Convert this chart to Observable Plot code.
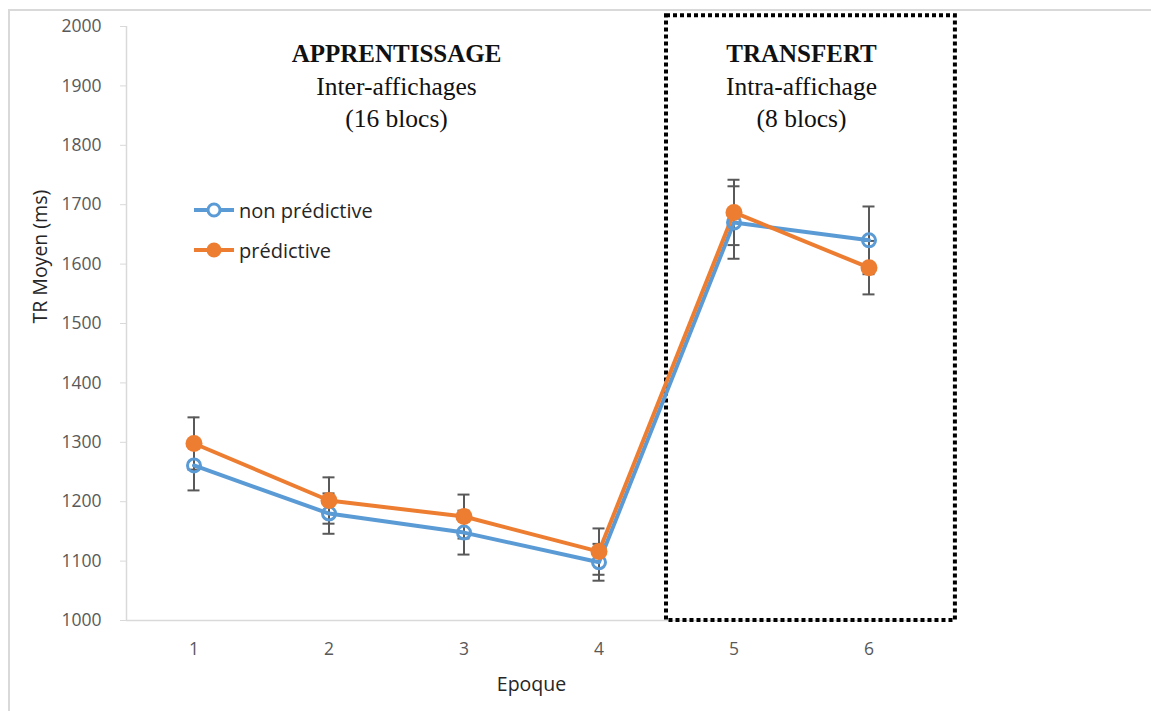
<!DOCTYPE html>
<html>
<head>
<meta charset="utf-8">
<script src="https://cdn.jsdelivr.net/npm/d3@7"></script>
<script src="https://cdn.jsdelivr.net/npm/@observablehq/plot@0.6"></script>
<style>
  html, body { margin: 0; padding: 0; background: #fff; }
  #wrap { position: relative; width: 1151px; height: 711px; overflow: hidden; }
  #frame { position: absolute; left: 8px; top: 9px; width: 1200px; height: 800px; border-left: 2px solid #d9d9d9; border-top: 2px solid #d9d9d9; box-sizing: border-box; pointer-events: none; }
  #chart { position: absolute; left: 0; top: 0; }
  #legend { position: absolute; left: 193px; top: 190px; font-family: "Open Sans", sans-serif; font-size: 20px; color: #262626; }
  .row { display: flex; align-items: center; height: 40px; }
  .row svg { margin-right: 4px; }
</style>
</head>
<body>
<div id="wrap">
  <div id="frame"></div>
  <div id="chart"></div>
  <div id="legend"></div>
</div>
<script>
// ---- data ----
const epochs = [1, 2, 3, 4, 5, 6];
const nonPredictive = [1261, 1180, 1148, 1098, 1670, 1640];
const nonPredictiveErr = [42, 34, 37, 31, 61, 57];
const predictive = [1298, 1202, 1175, 1116, 1687, 1594];
const predictiveErr = [44, 39, 37, 39, 55, 45];
const seriesNames = ["non prédictive", "prédictive"];
const yTicks = [1000, 1100, 1200, 1300, 1400, 1500, 1600, 1700, 1800, 1900, 2000];
const phaseX = [2.5, 5.5];
const phaseTitles = ["APPRENTISSAGE", "TRANSFERT"];
const phaseLine1 = ["Inter-affichages", "Intra-affichage"];
const phaseLine2 = ["(16 blocs)", "(8 blocs)"];
const transferBox = [{x1: 4.5, x2: 6.64, y1: 1000, y2: 2018}];
const yLabel = "TR Moyen (ms)";
const xLabel = "Epoque";

const colors = ["#5B9BD5", "#ED7D31"];

const rows = [];
epochs.forEach((e, i) => {
  rows.push({epoch: e, series: seriesNames[0], v: nonPredictive[i], err: nonPredictiveErr[i]});
  rows.push({epoch: e, series: seriesNames[1], v: predictive[i], err: predictiveErr[i]});
});
const blue = rows.filter(d => d.series === seriesNames[0]);
const orange = rows.filter(d => d.series === seriesNames[1]);
const phases = phaseX.map((x, i) => ({x, t: phaseTitles[i], l1: phaseLine1[i], l2: phaseLine2[i]}));

const errColor = "#595959";
const serif = "'Liberation Serif', 'Times New Roman', serif";

const chart = Plot.plot({
  width: 1151,
  height: 711,
  marginLeft: 126,
  marginRight: 215,
  marginTop: 26,
  marginBottom: 91,
  style: {fontFamily: "'Open Sans', sans-serif", background: "transparent", overflow: "visible"},
  x: {type: "linear", domain: [0.5, 6.5]},
  y: {domain: [1000, 2000]},
  marks: [
    // axes
    Plot.ruleX([0.5], {y1: 1000, y2: 2000, stroke: "#d9d9d9", strokeWidth: 1.5}),
    Plot.ruleY([1000], {x1: 0.5, x2: 6.5, stroke: "#d9d9d9", strokeWidth: 1.5}),
    Plot.axisY(yTicks, {tickSize: 6, tickPadding: 19, tickFormat: "d", stroke: "#d9d9d9", fill: "#595959", fontSize: 17.5, label: null}),
    Plot.axisX(epochs, {tickSize: 0, tickPadding: 22, tickFormat: "d", fill: "#595959", fontSize: 17.5, label: null}),
    Plot.text([yLabel], {frameAnchor: "left", rotate: -90, dx: -86, fontSize: 19.5, fill: "#262626"}),
    Plot.text([xLabel], {frameAnchor: "bottom", dy: 70, fontSize: 19.5, fill: "#262626"}),
    // transfer box
    Plot.rect(transferBox, {x1: "x1", x2: "x2", y1: "y1", y2: "y2", fill: "none", stroke: "black", strokeWidth: 4, strokeDasharray: "4 3", clip: false}),
    // phase labels
    Plot.text(phases, {x: "x", frameAnchor: "top", text: "t", lineAnchor: "bottom", dy: 35, fontFamily: serif, fontWeight: "bold", fontSize: 25, fill: "#111"}),
    Plot.text(phases, {x: "x", frameAnchor: "top", text: "l1", lineAnchor: "bottom", dy: 68, fontFamily: serif, fontSize: 25.5, fill: "#111"}),
    Plot.text(phases, {x: "x", frameAnchor: "top", text: "l2", lineAnchor: "bottom", dy: 100, fontFamily: serif, fontSize: 25.5, fill: "#111"}),
    // error bars
    Plot.ruleX(rows, {x: "epoch", y1: d => d.v - d.err, y2: d => d.v + d.err, stroke: errColor, strokeWidth: 2}),
    Plot.ruleY(rows, {y: d => d.v - d.err, x1: "epoch", x2: "epoch", insetLeft: -6, insetRight: -6, stroke: errColor, strokeWidth: 2}),
    Plot.ruleY(rows, {y: d => d.v + d.err, x1: "epoch", x2: "epoch", insetLeft: -6, insetRight: -6, stroke: errColor, strokeWidth: 2}),
    // lines
    Plot.lineY(blue, {x: "epoch", y: "v", stroke: colors[0], strokeWidth: 4}),
    Plot.lineY(orange, {x: "epoch", y: "v", stroke: colors[1], strokeWidth: 4}),
    // markers
    Plot.dot(blue, {x: "epoch", y: "v", r: 6.5, fill: "white", fillOpacity: 0, stroke: colors[0], strokeWidth: 3}),
    Plot.dot(orange, {x: "epoch", y: "v", r: 8.5, fill: colors[1], stroke: colors[1], strokeWidth: 0})
  ]
});
document.getElementById("chart").appendChild(chart);

// legend
const legend = document.getElementById("legend");
seriesNames.forEach((name, i) => {
  const row = document.createElement("div");
  row.className = "row";
  const filled = i === 1;
  row.innerHTML = `<svg width="42" height="20"><line x1="1" x2="41" y1="10" y2="10" stroke="${colors[i]}" stroke-width="4"/>` +
    (filled ? `<circle cx="21" cy="10" r="7.5" fill="${colors[i]}"/>`
            : `<circle cx="21" cy="10" r="6" fill="white" stroke="${colors[i]}" stroke-width="3"/>`) +
    `</svg><span>${name}</span>`;
  legend.appendChild(row);
});
</script>
</body>
</html>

---

#### Task to complete:
From the first line of the material down to the line containing "Serif', 'Times New", inclusive, return each line exactly, skipping any picture.

#### Response:
Convert this chart to Observable Plot code.
<!DOCTYPE html>
<html>
<head>
<meta charset="utf-8">
<script src="https://cdn.jsdelivr.net/npm/d3@7"></script>
<script src="https://cdn.jsdelivr.net/npm/@observablehq/plot@0.6"></script>
<style>
  html, body { margin: 0; padding: 0; background: #fff; }
  #wrap { position: relative; width: 1151px; height: 711px; overflow: hidden; }
  #frame { position: absolute; left: 8px; top: 9px; width: 1200px; height: 800px; border-left: 2px solid #d9d9d9; border-top: 2px solid #d9d9d9; box-sizing: border-box; pointer-events: none; }
  #chart { position: absolute; left: 0; top: 0; }
  #legend { position: absolute; left: 193px; top: 190px; font-family: "Open Sans", sans-serif; font-size: 20px; color: #262626; }
  .row { display: flex; align-items: center; height: 40px; }
  .row svg { margin-right: 4px; }
</style>
</head>
<body>
<div id="wrap">
  <div id="frame"></div>
  <div id="chart"></div>
  <div id="legend"></div>
</div>
<script>
// ---- data ----
const epochs = [1, 2, 3, 4, 5, 6];
const nonPredictive = [1261, 1180, 1148, 1098, 1670, 1640];
const nonPredictiveErr = [42, 34, 37, 31, 61, 57];
const predictive = [1298, 1202, 1175, 1116, 1687, 1594];
const predictiveErr = [44, 39, 37, 39, 55, 45];
const seriesNames = ["non prédictive", "prédictive"];
const yTicks = [1000, 1100, 1200, 1300, 1400, 1500, 1600, 1700, 1800, 1900, 2000];
const phaseX = [2.5, 5.5];
const phaseTitles = ["APPRENTISSAGE", "TRANSFERT"];
const phaseLine1 = ["Inter-affichages", "Intra-affichage"];
const phaseLine2 = ["(16 blocs)", "(8 blocs)"];
const transferBox = [{x1: 4.5, x2: 6.64, y1: 1000, y2: 2018}];
const yLabel = "TR Moyen (ms)";
const xLabel = "Epoque";

const colors = ["#5B9BD5", "#ED7D31"];

const rows = [];
epochs.forEach((e, i) => {
  rows.push({epoch: e, series: seriesNames[0], v: nonPredictive[i], err: nonPredictiveErr[i]});
  rows.push({epoch: e, series: seriesNames[1], v: predictive[i], err: predictiveErr[i]});
});
const blue = rows.filter(d => d.series === seriesNames[0]);
const orange = rows.filter(d => d.series === seriesNames[1]);
const phases = phaseX.map((x, i) => ({x, t: phaseTitles[i], l1: phaseLine1[i], l2: phaseLine2[i]}));

const errColor = "#595959";
const serif = "'Liberation Serif', 'Times New Roman', serif";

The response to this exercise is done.